§ Stated goal
Transcribe the entries exactly; images are not part of the copy.

§ Supplied information
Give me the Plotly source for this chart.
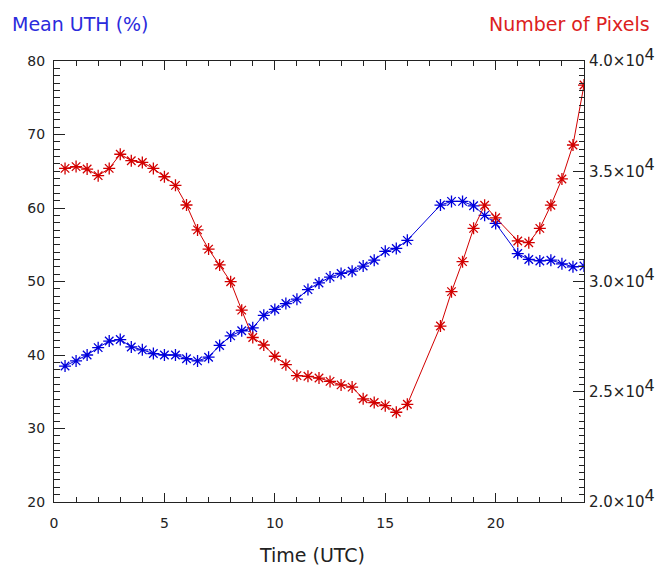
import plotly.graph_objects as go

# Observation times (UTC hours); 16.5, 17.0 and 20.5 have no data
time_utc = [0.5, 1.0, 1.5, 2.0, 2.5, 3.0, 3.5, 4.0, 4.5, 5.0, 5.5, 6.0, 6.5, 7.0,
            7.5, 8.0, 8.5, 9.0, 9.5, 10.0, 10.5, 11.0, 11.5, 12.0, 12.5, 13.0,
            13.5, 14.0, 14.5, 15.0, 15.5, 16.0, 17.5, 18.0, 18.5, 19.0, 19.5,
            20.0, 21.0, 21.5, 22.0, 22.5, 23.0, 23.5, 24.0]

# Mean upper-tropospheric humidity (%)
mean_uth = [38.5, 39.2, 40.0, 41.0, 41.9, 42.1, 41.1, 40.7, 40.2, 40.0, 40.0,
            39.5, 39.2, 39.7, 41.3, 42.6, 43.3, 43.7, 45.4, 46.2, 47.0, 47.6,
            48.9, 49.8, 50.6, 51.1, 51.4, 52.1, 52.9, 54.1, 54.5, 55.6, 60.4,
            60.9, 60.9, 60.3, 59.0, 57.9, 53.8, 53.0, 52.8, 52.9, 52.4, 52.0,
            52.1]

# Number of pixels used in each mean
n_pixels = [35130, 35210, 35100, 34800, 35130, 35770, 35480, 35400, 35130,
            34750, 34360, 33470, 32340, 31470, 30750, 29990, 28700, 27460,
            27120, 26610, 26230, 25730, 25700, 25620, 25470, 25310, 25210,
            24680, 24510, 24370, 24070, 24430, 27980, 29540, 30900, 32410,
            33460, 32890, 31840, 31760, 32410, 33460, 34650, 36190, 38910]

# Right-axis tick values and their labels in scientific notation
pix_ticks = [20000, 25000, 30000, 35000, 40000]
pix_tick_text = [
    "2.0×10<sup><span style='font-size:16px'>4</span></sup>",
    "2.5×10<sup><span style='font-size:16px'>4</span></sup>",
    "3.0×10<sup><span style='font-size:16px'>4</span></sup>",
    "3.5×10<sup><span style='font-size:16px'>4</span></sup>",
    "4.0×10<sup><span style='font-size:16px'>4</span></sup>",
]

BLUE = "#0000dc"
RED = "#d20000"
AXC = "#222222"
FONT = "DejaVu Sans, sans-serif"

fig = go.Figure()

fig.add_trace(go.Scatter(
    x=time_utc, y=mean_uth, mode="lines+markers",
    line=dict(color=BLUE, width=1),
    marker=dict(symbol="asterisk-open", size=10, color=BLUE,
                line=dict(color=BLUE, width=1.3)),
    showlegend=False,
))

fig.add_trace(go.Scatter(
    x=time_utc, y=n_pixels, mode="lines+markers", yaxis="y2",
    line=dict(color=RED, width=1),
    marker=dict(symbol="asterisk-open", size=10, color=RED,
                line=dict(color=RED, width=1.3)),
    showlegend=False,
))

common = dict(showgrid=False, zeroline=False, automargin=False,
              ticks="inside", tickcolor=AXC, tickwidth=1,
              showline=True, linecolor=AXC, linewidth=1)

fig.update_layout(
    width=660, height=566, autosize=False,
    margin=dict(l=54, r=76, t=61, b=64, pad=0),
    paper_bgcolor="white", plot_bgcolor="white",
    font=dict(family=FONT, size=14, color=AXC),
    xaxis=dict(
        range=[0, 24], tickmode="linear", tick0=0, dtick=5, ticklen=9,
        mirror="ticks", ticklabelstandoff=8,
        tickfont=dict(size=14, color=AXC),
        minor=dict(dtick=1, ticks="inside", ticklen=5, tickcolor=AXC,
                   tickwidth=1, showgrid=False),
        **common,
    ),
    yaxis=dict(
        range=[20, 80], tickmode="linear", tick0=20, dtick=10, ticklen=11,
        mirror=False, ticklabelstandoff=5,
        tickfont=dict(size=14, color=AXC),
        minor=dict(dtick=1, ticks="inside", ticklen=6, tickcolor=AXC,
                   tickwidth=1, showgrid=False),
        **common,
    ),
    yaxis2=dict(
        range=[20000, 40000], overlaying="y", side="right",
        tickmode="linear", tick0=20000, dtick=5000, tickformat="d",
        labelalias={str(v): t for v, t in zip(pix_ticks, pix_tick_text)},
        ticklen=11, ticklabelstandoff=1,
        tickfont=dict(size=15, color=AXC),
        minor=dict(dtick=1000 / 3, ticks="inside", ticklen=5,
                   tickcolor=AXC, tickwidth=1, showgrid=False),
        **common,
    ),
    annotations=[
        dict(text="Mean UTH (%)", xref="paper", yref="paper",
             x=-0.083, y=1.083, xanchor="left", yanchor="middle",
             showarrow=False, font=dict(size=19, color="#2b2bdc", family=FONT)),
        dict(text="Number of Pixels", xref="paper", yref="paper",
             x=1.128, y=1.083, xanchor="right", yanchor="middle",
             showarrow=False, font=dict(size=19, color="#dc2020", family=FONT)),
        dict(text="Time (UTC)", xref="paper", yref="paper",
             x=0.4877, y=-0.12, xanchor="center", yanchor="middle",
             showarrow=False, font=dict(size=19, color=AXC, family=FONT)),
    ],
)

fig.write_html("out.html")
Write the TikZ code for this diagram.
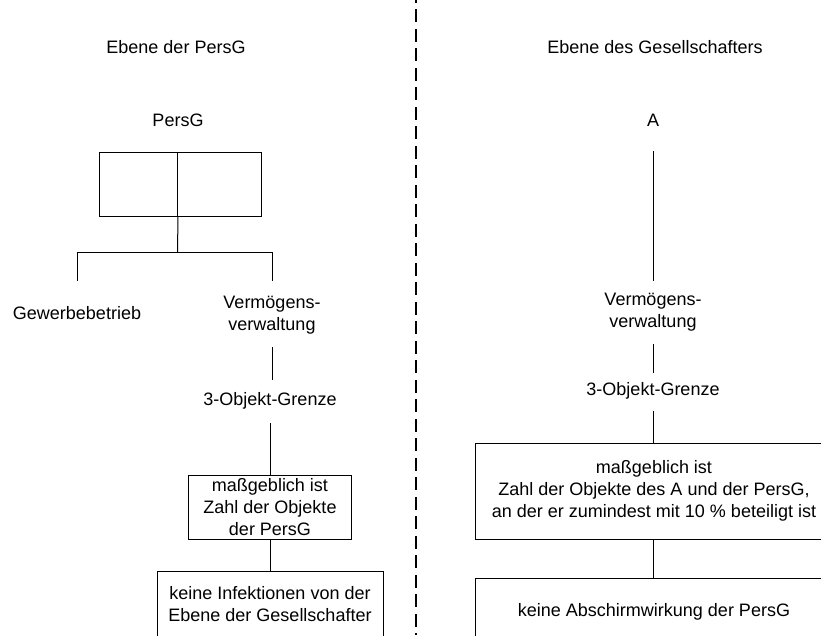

§ Full output
Give me the Plotly source for this chart.
import plotly.graph_objects as go

# Observation times (UTC hours); 16.5, 17.0 and 20.5 have no data
time_utc = [0.5, 1.0, 1.5, 2.0, 2.5, 3.0, 3.5, 4.0, 4.5, 5.0, 5.5, 6.0, 6.5, 7.0,
            7.5, 8.0, 8.5, 9.0, 9.5, 10.0, 10.5, 11.0, 11.5, 12.0, 12.5, 13.0,
            13.5, 14.0, 14.5, 15.0, 15.5, 16.0, 17.5, 18.0, 18.5, 19.0, 19.5,
            20.0, 21.0, 21.5, 22.0, 22.5, 23.0, 23.5, 24.0]

# Mean upper-tropospheric humidity (%)
mean_uth = [38.5, 39.2, 40.0, 41.0, 41.9, 42.1, 41.1, 40.7, 40.2, 40.0, 40.0,
            39.5, 39.2, 39.7, 41.3, 42.6, 43.3, 43.7, 45.4, 46.2, 47.0, 47.6,
            48.9, 49.8, 50.6, 51.1, 51.4, 52.1, 52.9, 54.1, 54.5, 55.6, 60.4,
            60.9, 60.9, 60.3, 59.0, 57.9, 53.8, 53.0, 52.8, 52.9, 52.4, 52.0,
            52.1]

# Number of pixels used in each mean
n_pixels = [35130, 35210, 35100, 34800, 35130, 35770, 35480, 35400, 35130,
            34750, 34360, 33470, 32340, 31470, 30750, 29990, 28700, 27460,
            27120, 26610, 26230, 25730, 25700, 25620, 25470, 25310, 25210,
            24680, 24510, 24370, 24070, 24430, 27980, 29540, 30900, 32410,
            33460, 32890, 31840, 31760, 32410, 33460, 34650, 36190, 38910]

# Right-axis tick values and their labels in scientific notation
pix_ticks = [20000, 25000, 30000, 35000, 40000]
pix_tick_text = [
    "2.0×10<sup><span style='font-size:16px'>4</span></sup>",
    "2.5×10<sup><span style='font-size:16px'>4</span></sup>",
    "3.0×10<sup><span style='font-size:16px'>4</span></sup>",
    "3.5×10<sup><span style='font-size:16px'>4</span></sup>",
    "4.0×10<sup><span style='font-size:16px'>4</span></sup>",
]

BLUE = "#0000dc"
RED = "#d20000"
AXC = "#222222"
FONT = "DejaVu Sans, sans-serif"

fig = go.Figure()

fig.add_trace(go.Scatter(
    x=time_utc, y=mean_uth, mode="lines+markers",
    line=dict(color=BLUE, width=1),
    marker=dict(symbol="asterisk-open", size=10, color=BLUE,
                line=dict(color=BLUE, width=1.3)),
    showlegend=False,
))

fig.add_trace(go.Scatter(
    x=time_utc, y=n_pixels, mode="lines+markers", yaxis="y2",
    line=dict(color=RED, width=1),
    marker=dict(symbol="asterisk-open", size=10, color=RED,
                line=dict(color=RED, width=1.3)),
    showlegend=False,
))

common = dict(showgrid=False, zeroline=False, automargin=False,
              ticks="inside", tickcolor=AXC, tickwidth=1,
              showline=True, linecolor=AXC, linewidth=1)

fig.update_layout(
    width=660, height=566, autosize=False,
    margin=dict(l=54, r=76, t=61, b=64, pad=0),
    paper_bgcolor="white", plot_bgcolor="white",
    font=dict(family=FONT, size=14, color=AXC),
    xaxis=dict(
        range=[0, 24], tickmode="linear", tick0=0, dtick=5, ticklen=9,
        mirror="ticks", ticklabelstandoff=8,
        tickfont=dict(size=14, color=AXC),
        minor=dict(dtick=1, ticks="inside", ticklen=5, tickcolor=AXC,
                   tickwidth=1, showgrid=False),
        **common,
    ),
    yaxis=dict(
        range=[20, 80], tickmode="linear", tick0=20, dtick=10, ticklen=11,
        mirror=False, ticklabelstandoff=5,
        tickfont=dict(size=14, color=AXC),
        minor=dict(dtick=1, ticks="inside", ticklen=6, tickcolor=AXC,
                   tickwidth=1, showgrid=False),
        **common,
    ),
    yaxis2=dict(
        range=[20000, 40000], overlaying="y", side="right",
        tickmode="linear", tick0=20000, dtick=5000, tickformat="d",
        labelalias={str(v): t for v, t in zip(pix_ticks, pix_tick_text)},
        ticklen=11, ticklabelstandoff=1,
        tickfont=dict(size=15, color=AXC),
        minor=dict(dtick=1000 / 3, ticks="inside", ticklen=5,
                   tickcolor=AXC, tickwidth=1, showgrid=False),
        **common,
    ),
    annotations=[
        dict(text="Mean UTH (%)", xref="paper", yref="paper",
             x=-0.083, y=1.083, xanchor="left", yanchor="middle",
             showarrow=False, font=dict(size=19, color="#2b2bdc", family=FONT)),
        dict(text="Number of Pixels", xref="paper", yref="paper",
             x=1.128, y=1.083, xanchor="right", yanchor="middle",
             showarrow=False, font=dict(size=19, color="#dc2020", family=FONT)),
        dict(text="Time (UTC)", xref="paper", yref="paper",
             x=0.4877, y=-0.12, xanchor="center", yanchor="middle",
             showarrow=False, font=dict(size=19, color=AXC, family=FONT)),
    ],
)

fig.write_html("out.html")
Write the TikZ code for this diagram.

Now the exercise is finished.